The newly-appointed CEO of a peak body fighting for indigenous communities in north Queensland said the Cape York Land Council wants to “take the power back from government” and flip the current funding model on its head.
Speaking to nine.com.au, Fiona Jose who recently took over Cape York Partnership said instead of being told what they need, indigenous voices deeply embedded in the community must be setting the agenda for economic development in the area.
“We have sent a really clear message that we are ready for this responsibility,” Jose said from the Cape York Agenda 2.0 summit in Palm Cove on Tuesday.
“We have been working on our capability to do this over the last ten years and we are prepared.
“[The summits] are about being empowered, having our communities prosper and enabling economic development so we can bring a brighter future to our grandchildren and their children.”
More than 400 traditional landowners from different generations and regions all over north Queensland gathered for the summit on Monday and Tuesday to discuss a new direction for the CYLC.
The government-funded body previously fought to reinstate land rights and titles for indigenous communities in the region. But now, almost 28 years after the Council’s founding summit, that vision is within reach and the group must refocus.
Jose said there was a sense of “energy and hope”, with leaders of each subregion coming into their own after being afforded the autonomy to decide exactly what they need.
“Today we were asked to take personal responsibility to stand united going forward, to ensure grassroots members here on the ground can make the right decisions for our people,” Ms Jose told nine.com.au.
“For so long we have been fighting for our rights but now we need to be talking about how we get this land ready so our people can use it.”
The call comes only weeks after founding CYLC member and indigenous rights activist Noel Pearson criticised the Turnbull government for abandoning a proposal for a constitutionally enshrined indigenous advisory body, which would have “the right to be consulted on legislation and policies that related to Aboriginal and Torres Strait Islander people”.
Prime minister Malcolm Turnbull, Attorney-General George Brandis and Indigenous Affairs Minister Nigel Scullion said they feared the Voice to Parliament would become a “third chamber”.
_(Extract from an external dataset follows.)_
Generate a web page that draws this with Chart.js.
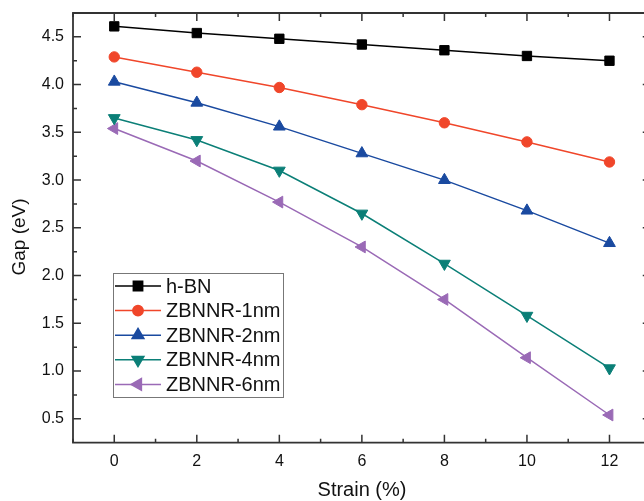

“A constitutionally enshrined additional representative assembly which only Indigenous Australians could vote for or serve in is inconsistent with this fundamental principle,” the government’s statement said.
Pearson said Turnbull had backed the proposal on numerous occasions dating back to 2015.
Ms Jose said the CYLC would now be looking to hold the government accountable for funding promises and ensuring local people can spearhead fuelling economic progress in the area.
“Every region is going to have a different priority and that is the beauty of this right now. For so long it has been the government telling us one agenda for all communities and that just doesn’t work.”
Minister Scullion told the summit he still strongly supported the council’s evolution toward supporting the community through land development, job growth and home ownership.
“I was asked in the Parliament about whether I understood the need for locally driven solutions instead of more of the same old approaches that were not delivering changes for Indigenous people,” he said via video.
“Well, my answer was clear. I do understand the need for local solutions. But more importantly, I was able to say that I was responding to the ideas put to me by the people of Cape York.
“It wasn’t my voice. It wasn’t my ideas, or government’s ideas.
“It was the voice, and the drive of you – the people of Cape York.”
Jose commended Scullion for not “crowding” the space or pushing the council toward any one goal.
“They’ve acknowledged we know our community, we put them together and now we are going to be telling you what we need
“We are not expecting you to do it for us. We just want you to play the role you currently play in every Australians’ life.”
Jose said determining how to harness the land’s economic value would be a complex task, particularly considering each different community’s needs.
But throughout the summit it was clear each person’s overall priority was bringing employment to the area.
“We need to unlock the land to ensure we create jobs for our people to stay on country and prosper.”
Building new housing in the area will not only improve the living standards of some members, it will provide ongoing jobs for the entire region.
Ms Jose said elders in the community who stood toe-to-toe with John Howard at Lockhart River and demanded back their land in 1990 were moved seeing a younger cohort carry on the legacy started decades ago.
“Our elders now see it is not just them fighting,” Ms Jose said.
“There is a new generation of leadership, not just standing beside or behind them, showing that there are fresh legs forging ahead who, with their guidance, can take the piece of work they fought so hard for to the next level.
The 400 representatives present at yesterday’s summit will now return to their respective sub-regions and consult with the community to determine their needs.
They will come together in six months to discuss their goals with the Queensland government to work out how it can best support their decision.